EXERCISE DETAILS
Exclude the pictures, then copy word for word the lines running from the beginning of the records through the line with "plt.rcParams['font.family'] = ['Liberation".

* Begin GIVEN INFORMATION *

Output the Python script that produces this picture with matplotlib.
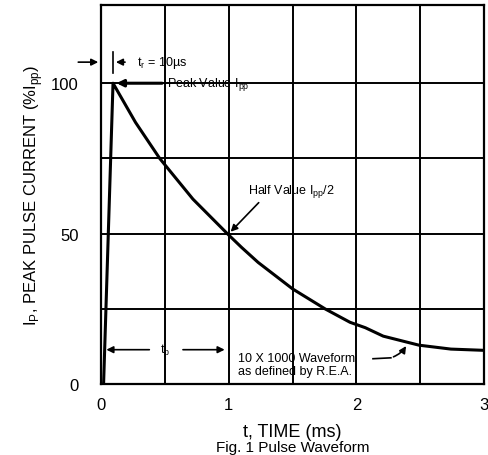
"""
Pulse waveform (10 x 1000 us) redrawn from a datasheet figure.
"""
import matplotlib.pyplot as plt

plt.rcParams['font.family'] = ['Liberation Sans', 'DejaVu Sans']

# curve: time in ms, current in % of Ipp
time_ms = [0.02, 0.094, 0.27, 0.46, 0.72, 0.99, 1.1, 1.23, 1.5, 1.757,
           1.95, 2.07, 2.21, 2.49, 2.74, 2.99]
current_pct = [0, 100, 87, 75, 61.5, 50, 45.5, 40.5, 31.7, 25,
               20.6, 18.8, 16, 13, 11.7, 11.3]

x_ticks = [0, 1, 2, 3]
y_ticks = [0, 50, 100]
x_grid = [0.5, 1, 1.5, 2, 2.5]
y_grid = [25, 50, 75, 100]

fig = plt.figure(figsize=(4.88, 4.56), dpi=100)
ax = fig.add_axes([0.207, 0.155, 0.785, 0.832])
ax.set_xlim(0, 3)
ax.set_ylim(0, 126)

for x in x_grid:
    ax.axvline(x, color='black', lw=1.4, zorder=1)
for y in y_grid:
    ax.axhline(y, color='black', lw=1.4, zorder=1)

ax.plot(time_ms, current_pct, color='black', lw=2.2, zorder=3,
        solid_joinstyle='round')

for s in ax.spines.values():
    s.set_linewidth(1.6)
ax.set_xticks(x_ticks)
ax.set_yticks(y_ticks)
ax.tick_params(length=0, labelsize=12)
ax.tick_params(axis='y', pad=16)
ax.tick_params(axis='x', pad=9)

ax.set_xlabel('t, TIME (ms)', fontsize=13, labelpad=8)
ax.set_ylabel(r'I$_\mathregular{P}$, PEAK PULSE CURRENT (%I$_\mathregular{pp}$)', fontsize=12, labelpad=4)
fig.text(0.6, 0.003, 'Fig. 1 Pulse Waveform', fontsize=11, ha='center', va='bottom')

arrow = dict(arrowstyle='-|>', color='black', lw=1.2, mutation_scale=10)

# rise time marker
ax.annotate('', xy=(0, 107), xytext=(-0.2, 107), xycoords='data',
            arrowprops=arrow, annotation_clip=False)
ax.plot([0.09, 0.09], [103.5, 110.5], color='black', lw=1.2)
ax.annotate('', xy=(0.095, 107), xytext=(0.21, 107), arrowprops=arrow)
ax.text(0.28, 107, r't$_\mathregular{r}$ = 10µs', fontsize=9, va='center')

# peak value
ax.annotate('', xy=(0.1, 100), xytext=(0.5, 100),
            arrowprops=dict(arrowstyle='-|>', color='black', lw=2.2, mutation_scale=10))
ax.text(0.52, 100, r'Peak Value I$_\mathregular{pp}$', fontsize=9, va='center')

# half value
ax.annotate('', xy=(1.0, 50), xytext=(1.25, 61), arrowprops=arrow)
ax.text(1.15, 64.5, r'Half Value I$_\mathregular{pp}$/2', fontsize=9, va='center')

# pulse duration
ax.annotate('', xy=(0.02, 11.5), xytext=(0.4, 11.5), arrowprops=arrow)
ax.annotate('', xy=(0.99, 11.5), xytext=(0.62, 11.5), arrowprops=arrow)
ax.text(0.5, 11.5, r't$_\mathregular{p}$', fontsize=9, va='center', ha='center')

# waveform note
ax.text(1.07, 6.5, '10 X 1000 Waveform\nas defined by R.E.A.', fontsize=9,
        va='center', linespacing=1.1)
ax.plot([2.13, 2.27], [8.5, 8.8], color='black', lw=1.2)
ax.annotate('', xy=(2.4, 13.5), xytext=(2.27, 8.8),
            arrowprops=dict(arrowstyle='-|>', color='black', lw=1.2, mutation_scale=10,
                            connectionstyle='arc3,rad=0.2'))

fig.savefig('out.png', dpi=100)
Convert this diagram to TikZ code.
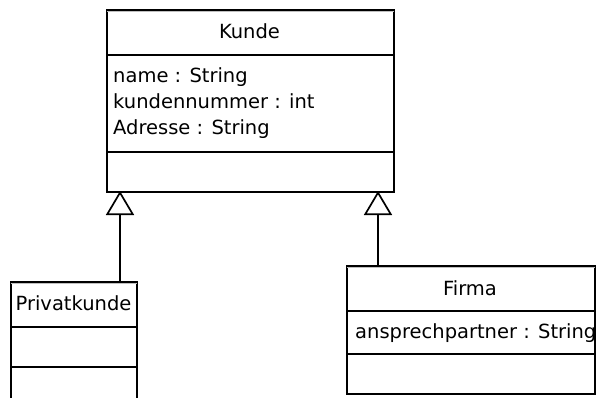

* End GIVEN INFORMATION *

COMPLETE RESPONSE
Output the Python script that produces this picture with matplotlib.
"""
Pulse waveform (10 x 1000 us) redrawn from a datasheet figure.
"""
import matplotlib.pyplot as plt

plt.rcParams['font.family'] = ['Liberation Sans', 'DejaVu Sans']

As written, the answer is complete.